WHAT YOU ARE ASKED TO DO —
Quote the data exactly, first line to the line containing "import plotly.graph_objects as go", with no pictures.

INFORMATION SHOWN —
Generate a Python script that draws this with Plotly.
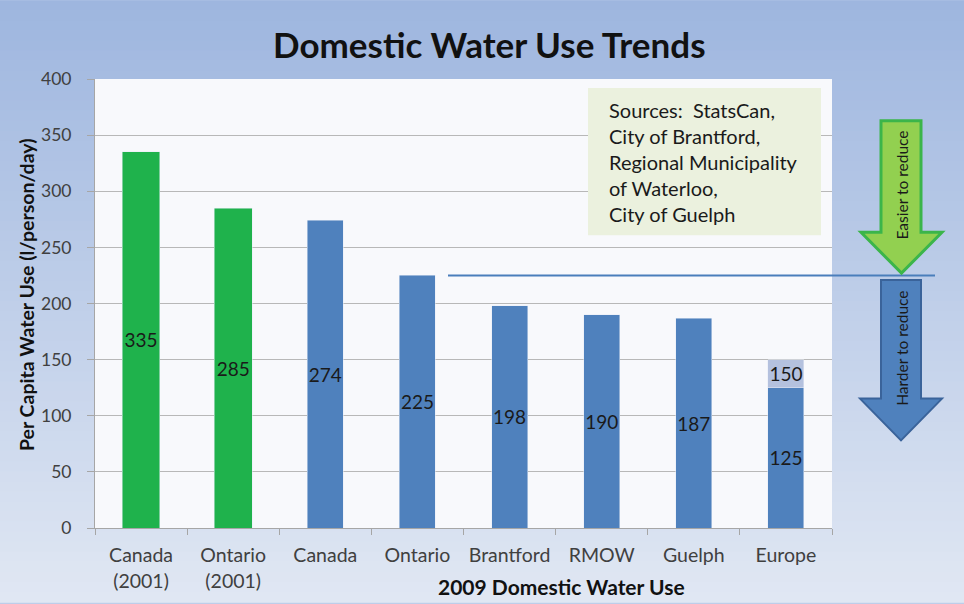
import plotly.graph_objects as go

# ---- data ----
categories = ["Canada<br>(2001)", "Ontario<br>(2001)", "Canada", "Ontario",
              "Brantford", "RMOW", "Guelph", "Europe"]
cats_2001 = categories[:2]
values_2001 = [335, 285]
cats_2009 = categories[2:]
values_2009 = [274, 225, 198, 190, 187, 125]
europe_high = 150
europe_low = values_2009[-1]
threshold = 225
y_ticks = [0, 50, 100, 150, 200, 250, 300, 350, 400]

title = "Domestic Water Use Trends"
x_title = "2009 Domestic Water Use"
y_title = "Per Capita Water Use (l/person/day)"
sources = ["Sources:&nbsp; StatsCan,", "City of Brantford,", "Regional Municipality",
           "of Waterloo,", "City of Guelph"]

# ---- layout geometry (pixels) ----
W, H = 964, 604
L, R, T, B = 95, 132, 79, 74
PW, PH = W - L - R, H - T - B


def px(x):
    return (x - L) / PW


def py(y):
    return (H - B - y) / PH


FONT = "Lato"
TXT = "#404040"
LBL = dict(family=FONT, size=19, color="#1a1a1a")

fig = go.Figure()
fig.add_trace(go.Bar(
    x=cats_2001, y=values_2001, width=0.41, marker_color="#1fb24c",
    text=[str(v) for v in values_2001], textposition="inside",
    insidetextanchor="middle", textangle=0, constraintext="none",
    textfont=LBL, showlegend=False))
fig.add_trace(go.Bar(
    x=cats_2009, y=values_2009, width=0.39, marker_color="#4f81bd",
    text=[str(v) for v in values_2009], textposition="inside",
    insidetextanchor="middle", textangle=0, constraintext="none",
    textfont=LBL, showlegend=False))
fig.add_trace(go.Bar(
    x=[categories[-1]], y=[europe_high - europe_low], width=0.39,
    marker_color="#b4c1de", text=[str(europe_high)], textposition="inside",
    insidetextanchor="middle", textangle=0, constraintext="none",
    textfont=LBL, showlegend=False))

shapes = []
# background gradient
top_c = (158, 182, 223)
bot_c = (224, 231, 243)
n = 60
for i in range(n):
    t = i / (n - 1)
    c = tuple(int(round(top_c[k] + (bot_c[k] - top_c[k]) * t)) for k in range(3))
    ya = H * i / n
    yb = H * (i + 1) / n + 1
    shapes.append(dict(type="rect", xref="paper", yref="paper", layer="below",
                       x0=px(0), x1=px(W), y0=py(yb), y1=py(ya),
                       fillcolor="rgb(%d,%d,%d)" % c, line=dict(width=0)))
# plot area
shapes.append(dict(type="rect", xref="paper", yref="paper", layer="below",
                   x0=0, x1=1, y0=0, y1=1, fillcolor="#f8f9fc", line=dict(width=0)))
# threshold line
shapes.append(dict(type="line", xref="paper", yref="y", x0=px(448), x1=px(935),
                   y0=threshold, y1=threshold, line=dict(color="#4a7ebb", width=2),
                   layer="above"))
# sources box
shapes.append(dict(type="rect", xref="paper", yref="paper", layer="above",
                   x0=px(588), x1=px(821), y0=py(236), y1=py(88),
                   fillcolor="#ebf1de", line=dict(width=0)))


def arrow_path(xl, xr, top, hb, hl, hr, tip_y):
    xm = (hl + hr) / 2
    pts = [(xl, top), (xr, top), (xr, hb), (hr, hb), (xm, tip_y), (hl, hb), (xl, hb)]
    return "M " + " L ".join("%.5f,%.5f" % (px(a), py(b)) for a, b in pts) + " Z"


shapes.append(dict(type="path", xref="paper", yref="paper", layer="above",
                   path=arrow_path(881, 921, 121, 233, 861, 942, 274),
                   fillcolor="#92d050", line=dict(color="#3bb54a", width=3)))
shapes.append(dict(type="path", xref="paper", yref="paper", layer="above",
                   path=arrow_path(881, 921, 281, 400, 860, 942, 442),
                   fillcolor="#4f81bd", line=dict(color="#3a639a", width=2)))

annotations = [
    dict(text="<b>" + title + "</b>", xref="paper", yref="paper", x=px(489), y=py(44),
         showarrow=False, font=dict(family=FONT, size=35, color="#111111"),
         xanchor="center", yanchor="middle"),
    dict(text="<b>" + x_title + "</b>", xref="paper", yref="paper", x=px(561), y=py(589),
         showarrow=False, font=dict(family=FONT, size=21, color="#111111"),
         xanchor="center", yanchor="middle"),
    dict(text="<b>" + y_title + "</b>", xref="paper", yref="paper", x=px(26), y=py(296),
         showarrow=False, textangle=-90, font=dict(family=FONT, size=19.5, color="#111111"),
         xanchor="center", yanchor="middle"),
    dict(text="<br>".join(sources), xref="paper", yref="paper", x=px(607), y=py(96),
         showarrow=False, align="left", xanchor="left", yanchor="top",
         font=dict(family=FONT, size=20, color="#1a1a1a")),
    dict(text="Easier to reduce", xref="paper", yref="paper", x=px(902), y=py(186),
         showarrow=False, textangle=-90, font=dict(family=FONT, size=15.5, color="#1a1a1a"),
         xanchor="center", yanchor="middle"),
    dict(text="Harder to reduce", xref="paper", yref="paper", x=px(902), y=py(350),
         showarrow=False, textangle=-90, font=dict(family=FONT, size=15.5, color="#1a1a1a"),
         xanchor="center", yanchor="middle"),
]

fig.update_layout(
    width=W, height=H, margin=dict(l=L, r=R, t=T, b=B, pad=0),
    barmode="stack", bargap=0.6,
    paper_bgcolor="rgb(190,205,233)", plot_bgcolor="rgba(0,0,0,0)",
    font=dict(family=FONT, color=TXT),
    shapes=shapes, annotations=annotations,
    xaxis=dict(categoryorder="array", categoryarray=categories,
               showline=True, linecolor="#a6a6a6", linewidth=1,
               ticks="outside", tickson="boundaries", ticklen=6, tickcolor="#a6a6a6",
               ticklabelstandoff=10,
               tickfont=dict(family=FONT, size=19.5, color=TXT),
               showgrid=False, fixedrange=True),
    yaxis=dict(range=[0, 400], tickvals=y_ticks, showline=True, linecolor="#a6a6a6",
               ticks="outside", ticklen=7, tickcolor="#a6a6a6",
               ticklabelstandoff=12,
               gridcolor="#b8b8b8", gridwidth=1, zeroline=False,
               tickfont=dict(family=FONT, size=17.5, color=TXT), fixedrange=True),
)

fig.write_html("out.html", config={"displayModeBar": False},
               post_script="document.body.style.margin='0';document.body.style.overflow='hidden';")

EXPECTED OUTPUT —
Generate a Python script that draws this with Plotly.
import plotly.graph_objects as go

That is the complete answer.